Vladimir Putin non ha intenzione di fare alcuna concessione a Donald Trump. La Russia non cambia linea: vuole dettare le condizioni per la conclusione della guerra con l'Ucraina. E' il quadro che l'Institute for the study of war (Isw), think tank che monitora il conflitto quotidianamente, elabora in un momento cruciale nello scacchiere internazionale.

Trump, presidente eletto degli Stati Uniti, si insedierà a gennaio e appena arrivato alla Casa Bianca cercherà di dare seguito agli annunci fatti in campagna elettorale: lavorerà per favorire un rapido accordo tra Mosca e Kiev.

Il piano di Trump

Secondo il Wall Street Journal, i consiglieri di Trump avrebbero tracciato un perimetro del piano da sviluppare per arrivare alla pace: una zona demilitarizzata lungo la linea del fronte, con forze internazionali ma non americane presenti, e l'Ucraina fuori dalla Nato per almeno 20 anni. Il presidente ucraino Volodymyr Zelensky ha sempre rifiutato l'ipotesi di sacrifici territoriali, ma a Kiev - evidenziano media Usa - la posizione potrebbe mutare parzialmente se un'eventuale intesa prevedesse garanzie di sicurezza blindate per il paese.

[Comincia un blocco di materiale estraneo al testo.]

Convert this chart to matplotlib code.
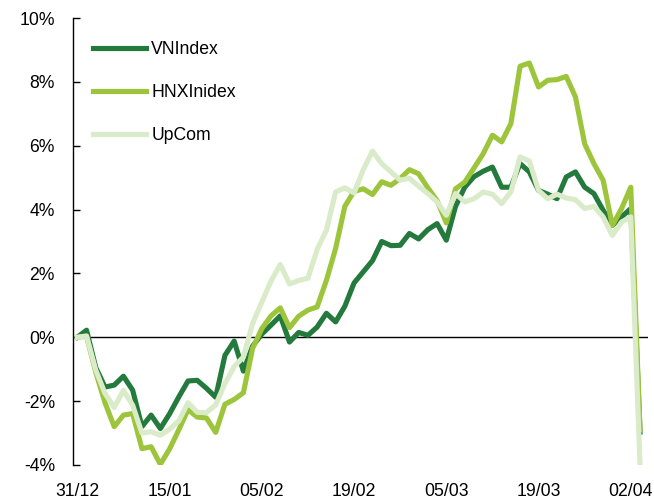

La Russia non cambia obiettivo

In realtà, secondo l'Isw, tali ragionamenti non tengono conto di un elemento chiave: la posizione della Russia e quella del suo presidente Vladimir Putin non pare cambiata rispetto all'inizio del conflitto e l'obiettivo ultimo di Mosca rimane sempre lo stesso, "la completa resa dell'Ucraina". "Il Cremlino -osserva il think tank- sembra poco disposto a fare concessioni alla nuova amministrazione Trump, così come non è stato disposto a farne all'attuale amministrazione", si legge nel rapporto.

"Il Cremlino sembra poco disposto a fare concessioni alla nuova amministrazione Trump, così come non è stato disposto a farne all'attuale amministrazione", si legge nel rapporto. Putin si è congratulato con Trump per l'elezione e nelle dichiarazioni pubbliche ha manifestato una generica disponibilità a riprendere il dialogo con Washington. Mosca ha smentito il contatto diretto tra i due presidenti che, secondo il Washington Post, sarebbe avvenuto con una telefonata giovedì 7 novembre.

I messaggi da Mosca

Nelle ultime ore, le posizioni russe sono state illustrate dal ministro degli Esteri Sergei Lavrov e dalla sua portavoce Maria Zakharova. Per Lavrov, l'avvento di Trump non modificherà la situazione e l'ipotesi di congelare il conflitto va scartata. Per Zakharova, c'è solo un modo per arrivare alla pace: "Serve lo stop all'assistenza militare che l'Occidente fornisce all'Ucraina".

Apparentemente, quindi, lo spazio per dialogare è poco. A completare il quadro, le parole di Dmitry Peskov, portavoce del Cremlino: non ci sono stati contatti con la nuova amministrazione americana, gli eventuali piani di Trump in relazione all'Ucraina al momento sono ignoti.